Give the listing again exactly, omitting its images.
***** Data extract *****
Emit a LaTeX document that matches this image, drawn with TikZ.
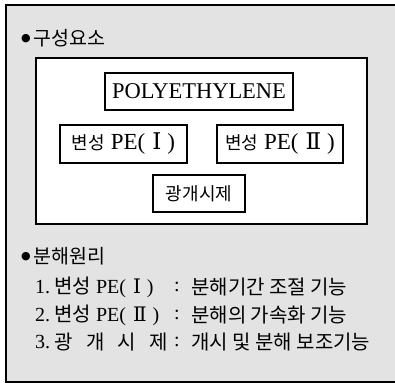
\documentclass[tikz,border=0pt]{standalone}
\usepackage{fontspec}
\setmainfont{Liberation Serif}
\newfontfamily\kr{Noto Sans CJK KR}
\newfontfamily\rn{DejaVu Serif}
\newfontfamily\dv{DejaVu Sans}
\newcommand\K[1]{{\kr #1}}
\newcommand\R[1]{\hspace{7pt}{\rn #1}\hspace{6pt}}
\newcommand\bul{\raisebox{3.5pt}{\dv\fontsize{11}{11}\selectfont ●}\hspace{3pt}}
\tikzset{
  box/.style={draw, line width=1.3pt, fill=white, inner sep=0pt},
  line/.style={anchor=west, inner sep=0pt, font=\fontsize{20}{22}\selectfont},
}
\begin{document}
\begin{tikzpicture}[x=1pt,y=-1pt]
\useasboundingbox (0,0) rectangle (395,384);
\clip (0,0) rectangle (395,384);
\draw[line width=2pt, fill=black!11] (6,5) rectangle (402,382);
\draw[line width=1.8pt, fill=white] (36,58) rectangle (367,224);
\node[line] (h1) at (21,38) {\bul\K{\fontsize{19.5}{20}\selectfont 구성요소}};
\node[box, minimum width=188pt, minimum height=37pt, font=\fontsize{22.5}{24}\selectfont] (poly) at (199,91.5) {POLYETHYLENE};
\node[box, minimum width=127pt, minimum height=38pt, font=\fontsize{23}{24}\selectfont] (pe1) at (123.5,144) {\K{\fontsize{18}{20}\selectfont 변성} PE(\R{Ⅰ})};
\node[box, minimum width=126pt, minimum height=38pt, font=\fontsize{23}{24}\selectfont] (pe2) at (280,144) {\K{\fontsize{18}{20}\selectfont 변성} PE(\R{Ⅱ})};
\node[box, minimum width=92pt, minimum height=37pt, font=\fontsize{18}{20}\selectfont] (gk) at (199,193.5) {\K{광개시제}};
\node[line] (h2) at (21,256) {\bul\K{\fontsize{19.5}{20}\selectfont 분해원리}};
\node[line] (n1) at (35,287) {1.};
\node[line] (l1) at (54,287) {\K{변성} PE(\R{Ⅰ})};
\node[line] (c1) at (174,287) {:};
\node[line] (r1) at (191,287) {\K{분해기간 조절 기능}};
\node[line] (n2) at (35,315) {2.};
\node[line] (l2) at (54,315) {\K{변성} PE(\R{Ⅱ})};
\node[line] (c2) at (174,315) {:};
\node[line] (r2) at (191,315) {\K{분해의 가속화 기능}};
\node[line] (n3) at (35,342) {3.};
\node[line] (l3) at (54,342) {\makebox[114pt][s]{\K{광 개 시 제}}};
\node[line] (c3) at (174,342) {:};
\node[line] (r3) at (191,342) {\K{개시 및 분해 보조기능}};
\end{tikzpicture}
\end{document}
*****
Task solution:
Emit a LaTeX document that matches this image, drawn with TikZ.
\documentclass[tikz,border=0pt]{standalone}
\usepackage{fontspec}
\setmainfont{Liberation Serif}
\newfontfamily\kr{Noto Sans CJK KR}
\newfontfamily\rn{DejaVu Serif}
\newfontfamily\dv{DejaVu Sans}
\newcommand\K[1]{{\kr #1}}
\newcommand\R[1]{\hspace{7pt}{\rn #1}\hspace{6pt}}
\newcommand\bul{\raisebox{3.5pt}{\dv\fontsize{11}{11}\selectfont ●}\hspace{3pt}}
\tikzset{
  box/.style={draw, line width=1.3pt, fill=white, inner sep=0pt},
  line/.style={anchor=west, inner sep=0pt, font=\fontsize{20}{22}\selectfont},
}
\begin{document}
\begin{tikzpicture}[x=1pt,y=-1pt]
\useasboundingbox (0,0) rectangle (395,384);
\clip (0,0) rectangle (395,384);
\draw[line width=2pt, fill=black!11] (6,5) rectangle (402,382);
\draw[line width=1.8pt, fill=white] (36,58) rectangle (367,224);
\node[line] (h1) at (21,38) {\bul\K{\fontsize{19.5}{20}\selectfont 구성요소}};
\node[box, minimum width=188pt, minimum height=37pt, font=\fontsize{22.5}{24}\selectfont] (poly) at (199,91.5) {POLYETHYLENE};
\node[box, minimum width=127pt, minimum height=38pt, font=\fontsize{23}{24}\selectfont] (pe1) at (123.5,144) {\K{\fontsize{18}{20}\selectfont 변성} PE(\R{Ⅰ})};
\node[box, minimum width=126pt, minimum height=38pt, font=\fontsize{23}{24}\selectfont] (pe2) at (280,144) {\K{\fontsize{18}{20}\selectfont 변성} PE(\R{Ⅱ})};
\node[box, minimum width=92pt, minimum height=37pt, font=\fontsize{18}{20}\selectfont] (gk) at (199,193.5) {\K{광개시제}};
\node[line] (h2) at (21,256) {\bul\K{\fontsize{19.5}{20}\selectfont 분해원리}};
\node[line] (n1) at (35,287) {1.};
\node[line] (l1) at (54,287) {\K{변성} PE(\R{Ⅰ})};
\node[line] (c1) at (174,287) {:};
\node[line] (r1) at (191,287) {\K{분해기간 조절 기능}};
\node[line] (n2) at (35,315) {2.};
\node[line] (l2) at (54,315) {\K{변성} PE(\R{Ⅱ})};
\node[line] (c2) at (174,315) {:};
\node[line] (r2) at (191,315) {\K{분해의 가속화 기능}};
\node[line] (n3) at (35,342) {3.};
\node[line] (l3) at (54,342) {\makebox[114pt][s]{\K{광 개 시 제}}};
\node[line] (c3) at (174,342) {:};
\node[line] (r3) at (191,342) {\K{개시 및 분해 보조기능}};
\end{tikzpicture}
\end{document}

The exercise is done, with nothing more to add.